There is no way that I could begin to address all the issues around the water grid provision using existing and newly constructed canals on my blog. But as waterway users we should take a keen interest in what is going on.  There is a possible funding opportunity here for a waterways charity if some sections of the canals become part of the water grid infrastructure. Widening and deepening of the canals for a start.
In terms of positive impacts, from drought conditions. It is good for people to learn to use water with greater efficiency. Which can go some way to help to keep the precious water from being unnecessarily wasted. Saving water by its self is not enough to address the problem.
Environmental issues. There are many environmental issues to be addressed around a national water grid. The first however is having enough water for various essential human needs. The water grid would kick-start more research into the environmental matters such as the impact on existing habitats.

Desalination. The water grid provision should also create a reduction in any need for ultra expensive desalination treatment of sea water.

Farmland irrigation. The water grid provision as a project should also be part of any system intended to help mitigate crop losses in time of drought.

Habitat and Leisure. Additional wetland wildlife habitat creation and additional waterways leisure provision is another hidden benefit of the water grid, but only on the parts that are not underground..

Reservoir projects. The distribution canals will themselves provide for a large water storage volume. In times of local flood condition the water grid infrastructure could also be used to syphon off large volumes of flood water. This could be a back up option in some areas that are building large flood containment structures.

Electrical power generation. The water grid could also look at power generation provision issues. Small scale generation of power is now more economical than ever. If the power users are local to the generation site then so much the better. This is not a new idea, using water to generate power for grinding corn has been around for centuries. Replacing the grinding wheels with a generator is the basic change. 

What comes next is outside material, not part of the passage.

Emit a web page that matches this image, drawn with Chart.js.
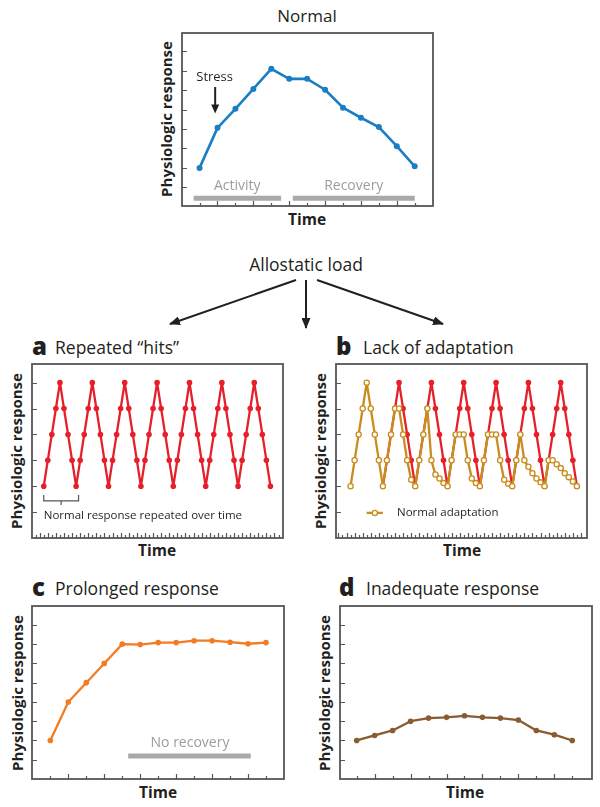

Estuary Barrage Systems. Research into the construction of barrage systems as an anti flood measure and power generation systems in some of our major estuaries is already going on a pace. Some estuaries could change into fresh water lagoons. This could be a better option than loosing land to reservoir storage provision. 

Water transport. Canals and rivers have been used for hundreds of years to transport materials. The economics of canal transport are looking to be a bit more of an attractive solution as road transport costs increase. Rail has increasingly diverged into passenger carrying with limited amount of containerised freight movement. As before the the location of the canals to the site of the industry is one of the deciding factors. But some waterways are also used to transport various types of effluent, in the form of flood run-off, agricultural land run-off and treated sewage run-off. This use of canals and rivers as a part of a water grid would require many existing sites to be improved with regard to their impact on the water quality.

Redistribution of population. Population growth in certain areas like the south and east exacerbates the problem. It has been predicted that the water supply for more than half a million new homes in the south and east of England will probably be inadequate without investment in new resources and measures. Why create the problem then look to find a solution. Provide the water provision solution before the major building projects start. It is easier to provide a new water grid canal so that the building projects can be designed to use the visual amenity that such waterway canals would bring. It can also be a solution to over excessive migration away from the city into the surrounding suburbia and the additional commuting chaos that would bring.

Employment long and short term. There are many different perspectives on the water grid policy, one key factor would be the provision of employment during the key building phase. Then the provision of employment throughout the system for long term maintenance. In other words the water grid should not be part of the water companies portfolio. It should be a national public asset.

I could conclude that we can’t yet predict what the real benefit of the water grid provision for local livelihoods will be in the future. But we already know what the impact on livelihoods are in a time of drought. We should be starting on the premise that the provision of a national water grid is a good thing and proceed from there.